More than expensive frames, honestly. A premium progressive lens provides wider reading and intermediate zones than a basic one. Better AR coatings last longer and resist smudging. Higher-index materials reduce thickness and weight for strong prescriptions. If you have to choose where to invest, put more into the lenses and be more flexible on the frame. Your eyes will notice the lens quality difference more than your appearance will notice the frame brand.
How long should a good pair of glasses last?
A quality frame should last two to five years with proper care, and well-made titanium or acetate frames can last much longer. Lenses typically need replacement every one to two years as your prescription changes or coatings wear down. Budget frames may only last six to twelve months before hinges loosen, nose pads crack, or the finish deteriorates. Taking care of your glasses (using a case, cleaning with proper solution, not leaving them face-down) extends their lifespan significantly.
Is anti-reflective coating worth the extra cost?
Yes. AR coating is the single most worthwhile lens upgrade for most people. It reduces glare from screens and overhead lighting, improves night driving clarity, makes your lenses nearly invisible to others, and reduces eye strain. The cost is typically $50-150 depending on the tier. Premium AR coatings also include oleophobic layers that resist fingerprints and smudges, which is a practical quality-of-life improvement you will appreciate daily.

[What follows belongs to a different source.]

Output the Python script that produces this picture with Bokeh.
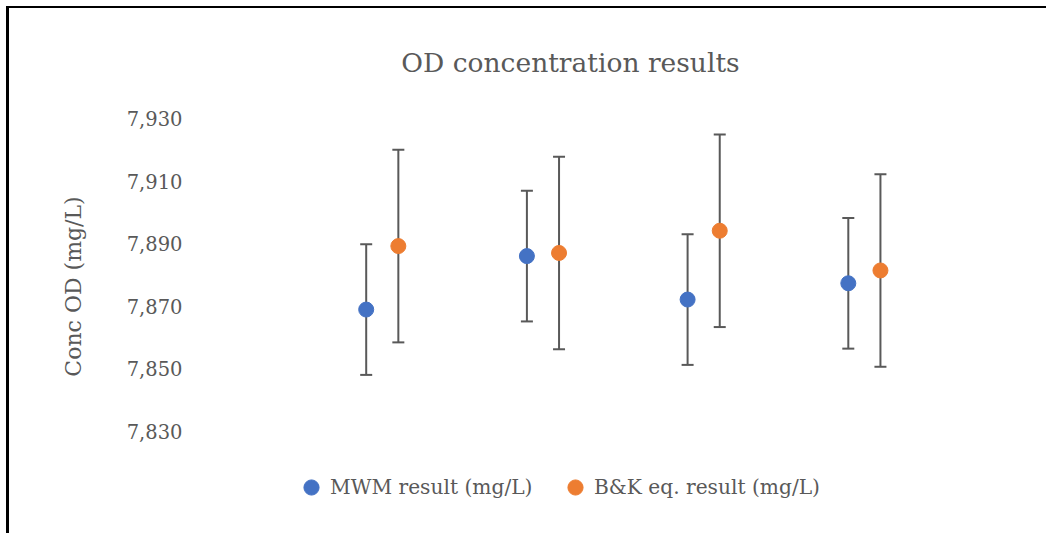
from bokeh.plotting import figure
from bokeh.models import (ColumnDataSource, Whisker, TeeHead, Legend, LegendItem,
                          FixedTicker, NumeralTickFormatter, Label)
from bokeh.transform import dodge
from bokeh.embed import file_html
from bokeh.resources import INLINE

# ---------------- data ----------------
categories = [1, 2, 3, 4]
mwm = [7869.0, 7886.1, 7872.2, 7877.4]
mwm_err = [20.9, 20.9, 20.9, 20.9]
bk = [7889.3, 7887.1, 7894.2, 7881.5]
bk_err = [30.8, 30.8, 30.8, 30.8]
y_ticks = [7830, 7850, 7870, 7890, 7910, 7930]
series_names = ["MWM result (mg/L)", "B&K eq. result (mg/L)"]
title_text = "OD concentration results"
y_label = "Conc OD (mg/L)"

# ---------------- layout (page pixels) ----------------
FONT = "DejaVu Serif"
GREY = "#595959"
OX, OY = 9, 8              # page position of the figure content (after margin + border)
W, H = 1040, 527
FL, FR, FT, FB = 200, 1040, 40, 532   # frame edges on page
X1_PX, X_SCALE = 365.7, 160.7         # page x of category 1, px per category
YTOP_PX, Y_SCALE = 118.3, 3.127       # page y of top tick, px per unit

top_tick = y_ticks[-1]
x_start = categories[0] + (FL - X1_PX) / X_SCALE
x_end = categories[0] + (FR - X1_PX) / X_SCALE
y_end = top_tick + (YTOP_PX - FT) / Y_SCALE
y_start = top_tick - (FB - YTOP_PX) / Y_SCALE

def px_to_x(px):
    return categories[0] + (px - X1_PX) / X_SCALE

def py_to_y(py):
    return top_tick + (YTOP_PX - py) / Y_SCALE

src = ColumnDataSource(dict(
    x=categories,
    mwm=mwm, mwm_up=[v + e for v, e in zip(mwm, mwm_err)], mwm_lo=[v - e for v, e in zip(mwm, mwm_err)],
    bk=bk, bk_up=[v + e for v, e in zip(bk, bk_err)], bk_lo=[v - e for v, e in zip(bk, bk_err)],
))

p = figure(width=W, height=H, x_range=(x_start, x_end), y_range=(y_start, y_end),
           output_backend="svg", toolbar_location=None, x_axis_location=None,
           min_border_left=FL - OX, min_border_right=OX + W - FR,
           min_border_top=FT - OY, min_border_bottom=OY + H - FB)
p.styles = {"margin-left": "6px", "margin-top": "6px",
            "border-left": "3px solid black", "border-top": "2px solid black"}
p.outline_line_color = None
p.background_fill_color = "white"
p.border_fill_color = "white"
p.xgrid.visible = False
p.ygrid.visible = False

ax = p.yaxis[0]
ax.ticker = FixedTicker(ticks=y_ticks)
ax.formatter = NumeralTickFormatter(format="0,0")
ax.axis_line_color = None
ax.major_tick_line_color = None
ax.minor_tick_line_color = None
ax.major_tick_out = 0
ax.major_tick_in = 0
ax.major_label_standoff = 18
ax.major_label_text_font = FONT
ax.major_label_text_font_size = "19.5px"
ax.major_label_text_color = GREY
ax.axis_label = y_label
ax.axis_label_text_font = FONT
ax.axis_label_text_font_size = "22px"
ax.axis_label_text_font_style = "normal"
ax.axis_label_text_color = GREY
ax.axis_label_standoff = 38

OFFSET = 0.2
for col, off in (("mwm", 0.0), ("bk", OFFSET)):
    w = Whisker(source=src, base=dodge("x", off), upper=col + "_up", lower=col + "_lo",
                dimension="height", line_color=GREY, line_width=2,
                upper_head=TeeHead(size=12, line_color=GREY, line_width=2),
                lower_head=TeeHead(size=12, line_color=GREY, line_width=2))
    p.add_layout(w)

r1 = p.scatter(x=dodge("x", 0.0), y="mwm", source=src, size=15,
               fill_color="#4472C4", line_color="#4472C4")
r2 = p.scatter(x=dodge("x", OFFSET), y="bk", source=src, size=15,
               fill_color="#ED7D31", line_color="#ED7D31")

title = Label(x=px_to_x(570), y=py_to_y(62), text=title_text, text_align="center",
              text_baseline="middle", text_font=FONT, text_font_size="26.5px",
              text_color=GREY)
p.add_layout(title)

GL = 38
for rend, name, cx in ((r1, series_names[0], 311), (r2, series_names[1], 575)):
    leg = Legend(items=[LegendItem(label=name, renderers=[rend])],
                 location=(cx - GL / 2 - FL, FB - (487 + GL / 2)),
                 orientation="horizontal", glyph_width=GL, glyph_height=GL,
                 label_standoff=0, label_height=GL, padding=0, margin=0, spacing=0,
                 border_line_color=None, background_fill_alpha=0,
                 label_text_font=FONT, label_text_font_size="20.2px",
                 label_text_color=GREY)
    p.add_layout(leg)

open("out.html", "w").write(file_html(p, INLINE))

What is the sweet spot for glasses pricing?
For most people, $250-400 total for single vision glasses offers the best balance of quality and value. You get a well-made frame, quality lenses with a good AR coating, and professional fitting and adjustment. For progressives, expect $400-700 for a comfortable experience. Below these ranges, you start losing meaningful quality in hinges, coatings, and lens performance. Above them, you are paying primarily for brand prestige, luxury materials, or incremental lens technology improvements.
This article is for informational purposes only. Pricing reflects typical Canadian optical retail ranges and may vary by provider. Consult a licensed optician for personalized recommendations based on your prescription and needs.